For the study, 26 individuals with ankle instability were divided into two groups. Half of the group received an electrical current through their brain during ankle strengthening therapy, while the other group received a placebo current. After conducting some tests at the end four weeks, researchers found that individuals in the strength training with electrical current group showed better balance, muscle activation and perceived function compared to the control group.
Researchers say this was the first study to show that treatments that target the brain can improve neural function in patients with injuries, and that improving neural function leads to better ankle function and perceived patient outcomes.

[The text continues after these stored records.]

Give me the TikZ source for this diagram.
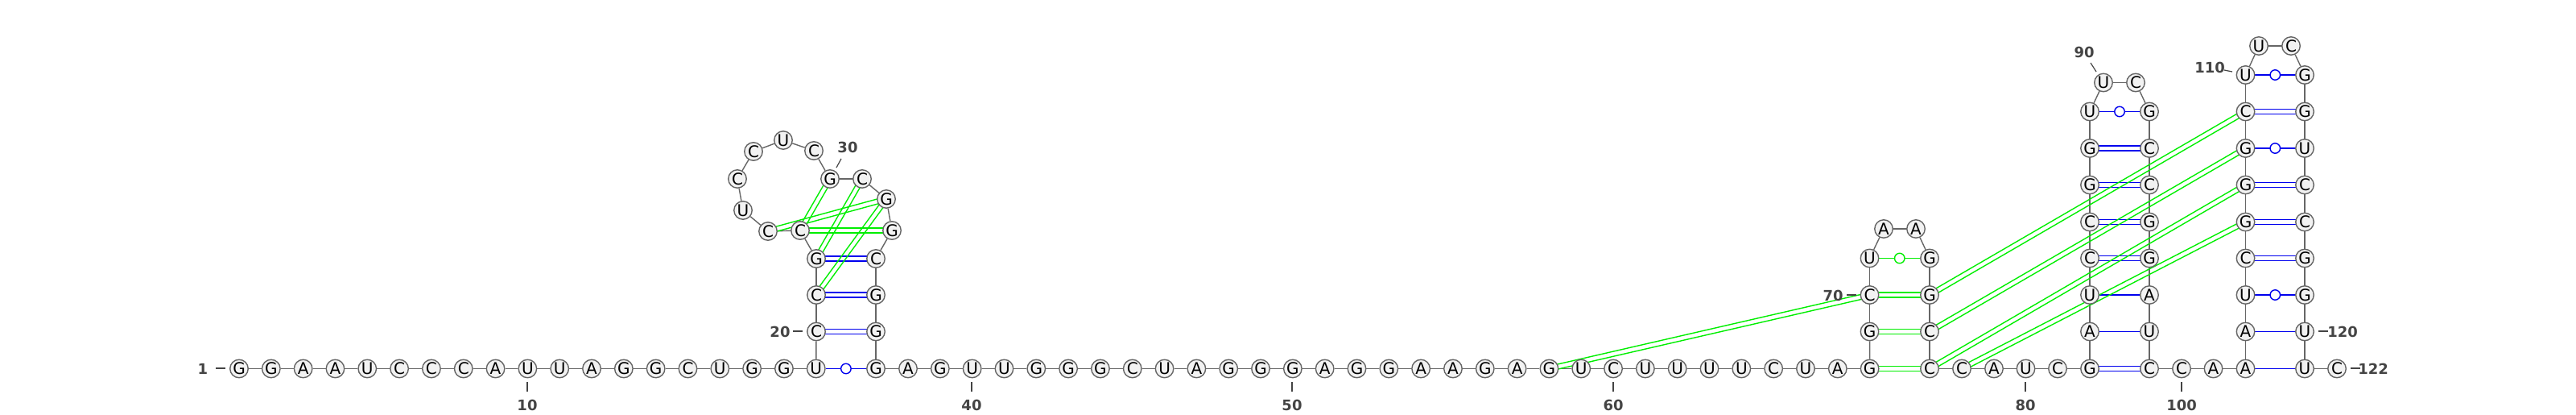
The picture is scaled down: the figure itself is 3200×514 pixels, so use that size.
\documentclass[tikz,border=0pt]{standalone}
\usepackage{fontspec}
\setmainfont{DejaVu Sans}
\usetikzlibrary{calc,backgrounds}
\definecolor{nodefill}{HTML}{F2F2F2}
\definecolor{nodeline}{HTML}{666666}
\definecolor{labeltext}{HTML}{444444}
\definecolor{bondgreen}{HTML}{00EE00}
\definecolor{bondblue}{HTML}{0000EE}
\tikzset{
  nt/.style={circle,draw=nodeline,fill=nodefill,line width=1.4pt,minimum size=22.5pt,inner sep=0pt,
    font=\fontsize{20}{24}\selectfont,text=black},
  backbone/.style={draw=nodeline,line width=1.4pt},
  bond/.style={line width=1.4pt},
  wobblemark/.style={circle,fill=white,line width=1.4pt,minimum size=12.5pt,inner sep=0pt},
  ticklabel/.style={font=\fontsize{18}{21}\selectfont\bfseries,text=labeltext,inner sep=0pt},
  tickline/.style={draw=labeltext,line width=1.2pt},
}
% double bond between two named nodes
\newcommand{\dblbond}[3]{%
  \draw[bond,#1] ($(n#2)!3pt!90:(n#3)$) -- ($(n#3)!3pt!-90:(n#2)$);
  \draw[bond,#1] ($(n#2)!3pt!-90:(n#3)$) -- ($(n#3)!3pt!90:(n#2)$);}
\newcommand{\sglbond}[3]{\draw[bond,#1] (n#2) -- (n#3);}
\newcommand{\wobble}[3]{%
  \draw[bond,#1] (n#2) -- (n#3);
  \node[wobblemark,draw=#1] (w#2) at ($(n#2)!0.5!(n#3)$) {};}
% position tick: start, end, label position, label
\newcommand{\postick}[5]{%
  \coordinate (ta#1) at (#2);
  \coordinate (tb#1) at (#3);
  \draw[tickline] (ta#1) -- (tb#1);
  \node[ticklabel] (lab#1) at (#4) {#5};}
\begin{document}
\begin{tikzpicture}[x=1pt,y=-1pt]
\useasboundingbox (0,0) rectangle (3200,514);
% nucleotides 1-19 on the baseline
\foreach \b [count=\c from 1] in {G,G,A,A,U,C,C,C,A,U,U,A,G,G,C,U,G,G,U}
  \node[nt] (n\c) at ({297+39.82*(\c-1)},457.5) {\b};
% first stem and loop
\foreach \i/\x/\y/\b in {20/1014/411.5/C,21/1014/366/C,22/1014/321/G,23/994/286/C,24/954/287/C,
  25/923/261/U,26/916/222/C,27/936/188/C,28/973/174/U,29/1011/187/C,30/1031/222/G,31/1071/222/C,
  32/1101/247/G,33/1108/286/G,34/1088/321/C,35/1088/366/G,36/1088/411.5/G,37/1088/457.5/G}
  \node[nt] (n\i) at (\x,\y) {\b};
% baseline 38-68
\foreach \b [count=\c from 38] in {A,G,U,U,G,G,G,C,U,A,G,G,G,A,G,G,A,A,G,A,G,U,C,U,U,U,U,C,U,A,G}
  \node[nt] (n\c) at ({1128+39.82*(\c-38)},457.5) {\b};
% second hairpin and onwards
\foreach \i/\x/\y/\b in {69/2322.5/411.5/G,70/2322.5/366/C,71/2322.5/320.5/U,72/2340/284/A,73/2380/284/A,
  74/2397/320.5/G,75/2397/366/G,76/2397/411.5/C,77/2397/457.5/C,78/2437/457.5/C,79/2477/457.5/A,
  80/2516.5/457.5/U,81/2556/457.5/C,
  82/2596/457.5/G,83/2596/411.5/A,84/2596/366/U,85/2596/320.5/C,86/2596/275.5/C,87/2596/229.5/G,
  88/2596/184/G,89/2596/138.5/U,90/2613/102.5/U,91/2653/102.5/C,92/2670/138.5/G,93/2670/184/C,
  94/2670/229.5/C,95/2670/275.5/G,96/2670/320.5/G,97/2670/366/A,98/2670/411.5/U,99/2670/457.5/C,
  100/2710/457.5/C,101/2749.5/457.5/A,
  102/2789.5/457.5/A,103/2789.5/411.5/A,104/2789.5/366/U,105/2789.5/320.5/C,106/2789.5/275.5/G,
  107/2789.5/229.5/G,108/2789.5/184/G,109/2789.5/138.5/C,110/2789.5/93/U,111/2806/57/U,112/2846/57/C,
  113/2863/93/G,114/2863/138.5/G,115/2863/184/U,116/2863/229.5/C,117/2863/275.5/C,118/2863/320.5/G,
  119/2863/366/G,120/2863/411.5/U,121/2863/457.5/U,122/2903/457.5/C}
  \node[nt] (n\i) at (\x,\y) {\b};
\begin{scope}[on background layer]
  \foreach \i [evaluate=\i as \j using int(\i+1)] in {1,...,121}
    \draw[backbone] (n\i) -- (n\j);
  % canonical stems
  \wobble{bondblue}{19}{37}
  \dblbond{bondblue}{20}{36}
  \dblbond{bondblue}{21}{35}
  \dblbond{bondblue}{22}{34}
  \dblbond{bondblue}{82}{99}
  \sglbond{bondblue}{83}{98}
  \sglbond{bondblue}{84}{97}
  \dblbond{bondblue}{85}{96}
  \dblbond{bondblue}{86}{95}
  \dblbond{bondblue}{87}{94}
  \dblbond{bondblue}{88}{93}
  \wobble{bondblue}{89}{92}
  \sglbond{bondblue}{102}{121}
  \sglbond{bondblue}{103}{120}
  \wobble{bondblue}{104}{119}
  \dblbond{bondblue}{105}{118}
  \dblbond{bondblue}{106}{117}
  \dblbond{bondblue}{107}{116}
  \wobble{bondblue}{108}{115}
  \dblbond{bondblue}{109}{114}
  \wobble{bondblue}{110}{113}
  % green pairs
  \dblbond{bondgreen}{24}{32}
  \dblbond{bondgreen}{23}{30}
  \dblbond{bondgreen}{23}{33}
  \dblbond{bondgreen}{22}{31}
  \dblbond{bondgreen}{21}{32}
  \dblbond{bondgreen}{58}{70}
  \dblbond{bondgreen}{68}{77}
  \dblbond{bondgreen}{69}{76}
  \dblbond{bondgreen}{70}{75}
  \wobble{bondgreen}{71}{74}
  \dblbond{bondgreen}{75}{109}
  \dblbond{bondgreen}{76}{108}
  \dblbond{bondgreen}{77}{107}
  \dblbond{bondgreen}{78}{106}
\end{scope}
% position labels
\postick{1}{268,457}{280,457}{252,458}{1}
\postick{10}{655,474}{655,486}{655,503}{10}
\postick{20}{985,411}{997,411}{969,412}{20}
\postick{30}{1039,208}{1045,197}{1053,183}{30}
\postick{40}{1207,474}{1207,486}{1207,503}{40}
\postick{50}{1605,474}{1605,486}{1605,503}{50}
\postick{60}{2004,474}{2004,486}{2004,503}{60}
\postick{70}{2294,366}{2306,366}{2277,367}{70}
\postick{80}{2516,474}{2516,486}{2516,503}{80}
\postick{90}{2597,78}{2604,89}{2589,65}{90}
\postick{100}{2710,474}{2710,486}{2710,503}{100}
\postick{110}{2763,87}{2773,89}{2745,84}{110}
\postick{120}{2880,411}{2892,411}{2910,412}{120}
\postick{122}{2920,457}{2932,457}{2948,458}{122}
\end{tikzpicture}
\end{document}
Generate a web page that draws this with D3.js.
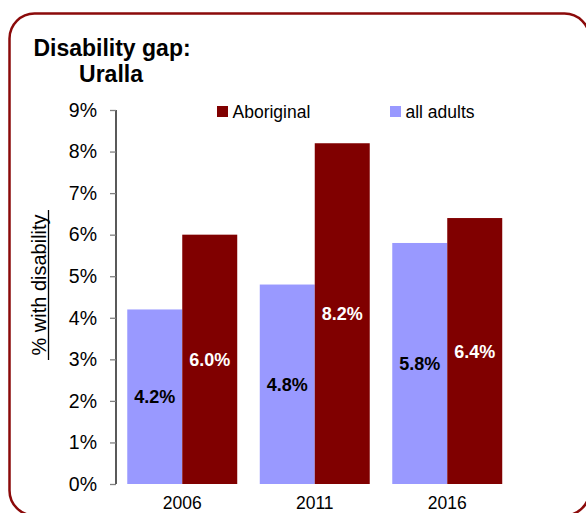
<!DOCTYPE html>
<html><head><meta charset="utf-8">
<script src="https://cdn.jsdelivr.net/npm/d3@7"></script>
<style>
html,body{margin:0;padding:0;background:#fff;}
svg{display:block;font-family:"Liberation Sans",Arial,sans-serif;}
</style></head>
<body>
<svg id="chart" width="586" height="513"></svg>
<script>
const years = ["2006", "2011", "2016"];
const seriesNames = ["all adults", "Aboriginal"];
const allAdults = [4.2, 4.8, 5.8];
const aboriginal = [6.0, 8.2, 6.4];
const yTicks = [0, 1, 2, 3, 4, 5, 6, 7, 8, 9];
const titleLines = ["Disability gap:", "Uralla"];
const yTitle = "% with disability";

const colors = {"all adults": "#9999ff", "Aboriginal": "#800000"};
const labelColors = {"all adults": "#000", "Aboriginal": "#fff"};

const svg = d3.select("#chart");

// frame
svg.append("rect").attr("x", 9.5).attr("y", 13.5).attr("width", 580).attr("height", 502)
  .attr("rx", 25).attr("ry", 25).attr("fill", "none").attr("stroke", "#8b0a0a").attr("stroke-width", 2.5);

// title
svg.append("text").attr("x", 112).attr("y", 56).attr("text-anchor", "middle")
  .attr("font-weight", "bold").attr("font-size", 23).text(titleLines[0]);
svg.append("text").attr("x", 111).attr("y", 82).attr("text-anchor", "middle")
  .attr("font-weight", "bold").attr("font-size", 23).text(titleLines[1]);

const y = d3.scaleLinear().domain([0, 9]).range([484, 110]);
const x = d3.scaleBand().domain(years).range([116, 513.5]).paddingInner(0.17).paddingOuter(0.085);
const xs = d3.scaleBand().domain(seriesNames).range([0, x.bandwidth()]);

// y axis
const yAxis = svg.append("g").attr("transform", "translate(116,0)")
  .call(d3.axisLeft(y).tickValues(yTicks).tickSize(6).tickPadding(13).tickFormat(d => d + "%"));
yAxis.select(".domain").attr("stroke", "#000").attr("stroke-width", 1.3).attr("d", `M0,${y(0)}V${y(9)}`);
yAxis.selectAll(".tick line").attr("stroke", "#808080").attr("stroke-width", 1.3);
yAxis.selectAll(".tick text").attr("font-size", 19.5).attr("fill", "#000")
  .attr("font-family", "'Liberation Sans',Arial,sans-serif");

// y title
svg.append("text").attr("transform", "translate(46,285) rotate(-90)").attr("text-anchor", "middle")
  .attr("font-size", 20).text(yTitle);
svg.append("line").attr("x1", 48.5).attr("x2", 48.5).attr("y1", 210).attr("y2", 360)
  .attr("stroke", "#000").attr("stroke-width", 1.3);

// bars
const rows = [];
years.forEach((yr, i) => {
  rows.push({year: yr, series: "all adults", value: allAdults[i]});
  rows.push({year: yr, series: "Aboriginal", value: aboriginal[i]});
});

svg.append("g").selectAll("rect").data(rows).join("rect")
  .attr("x", d => x(d.year) + xs(d.series))
  .attr("y", d => y(d.value))
  .attr("width", xs.bandwidth())
  .attr("height", d => y(0) - y(d.value))
  .attr("fill", d => colors[d.series]);

svg.append("g").selectAll("text").data(rows).join("text")
  .attr("x", d => x(d.year) + xs(d.series) + xs.bandwidth() / 2)
  .attr("y", d => (y(d.value) + y(0)) / 2)
  .attr("dy", "0.36em")
  .attr("text-anchor", "middle")
  .attr("font-weight", "bold").attr("font-size", 18)
  .attr("fill", d => labelColors[d.series])
  .text(d => d.value.toFixed(1) + "%");

// x labels
svg.append("g").selectAll("text").data(years).join("text")
  .attr("x", d => x(d) + x.bandwidth() / 2).attr("y", 509)
  .attr("text-anchor", "middle").attr("font-size", 17.5).text(d => d);

// legend
const legendItems = [{name: "Aboriginal", x: 217}, {name: "all adults", x: 390}];
const lg = svg.append("g").selectAll("g").data(legendItems).join("g");
lg.append("rect").attr("x", d => d.x).attr("y", 106).attr("width", 11).attr("height", 11)
  .attr("fill", d => colors[d.name]);
lg.append("text").attr("x", d => d.x + 15.5).attr("y", 117.5).attr("font-size", 17.5).text(d => d.name);
</script>
</body></html>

“This topic was of importance to me because injuries in ligaments happen every day. If this intervention worked, it could reshape how clinicians treat these types of injuries during the rehabilitation phase,” Bruce said. “While clinicians primarily treat the musculoskeletal side (during the rehabilitation phase), there is a whole neural system that is impacted by these injuries and needs just as much attention during treatment.”
Dr. Silverman Comments
A number of studies have found similar results in that patients can experience a delay in the return of an unconscious reflex response in the wake of a ligament injury. We see this most commonly in ACL reconstruction where the time to full return of function may take up to two years. Personally, I believe this is due to the time it takes the brain and the spinal cord to learn to coordinate through the new nerve endings that grow in the healing ligament at the later stages of tissue repair.
However, this study takes our understanding a step further by focusing on how electrical brain stimulation can help with ligament recovery from ankle instability. Perhaps this technology enhances the neurologic repair and allows this patterning and reinforcement to start earlier. Very exciting.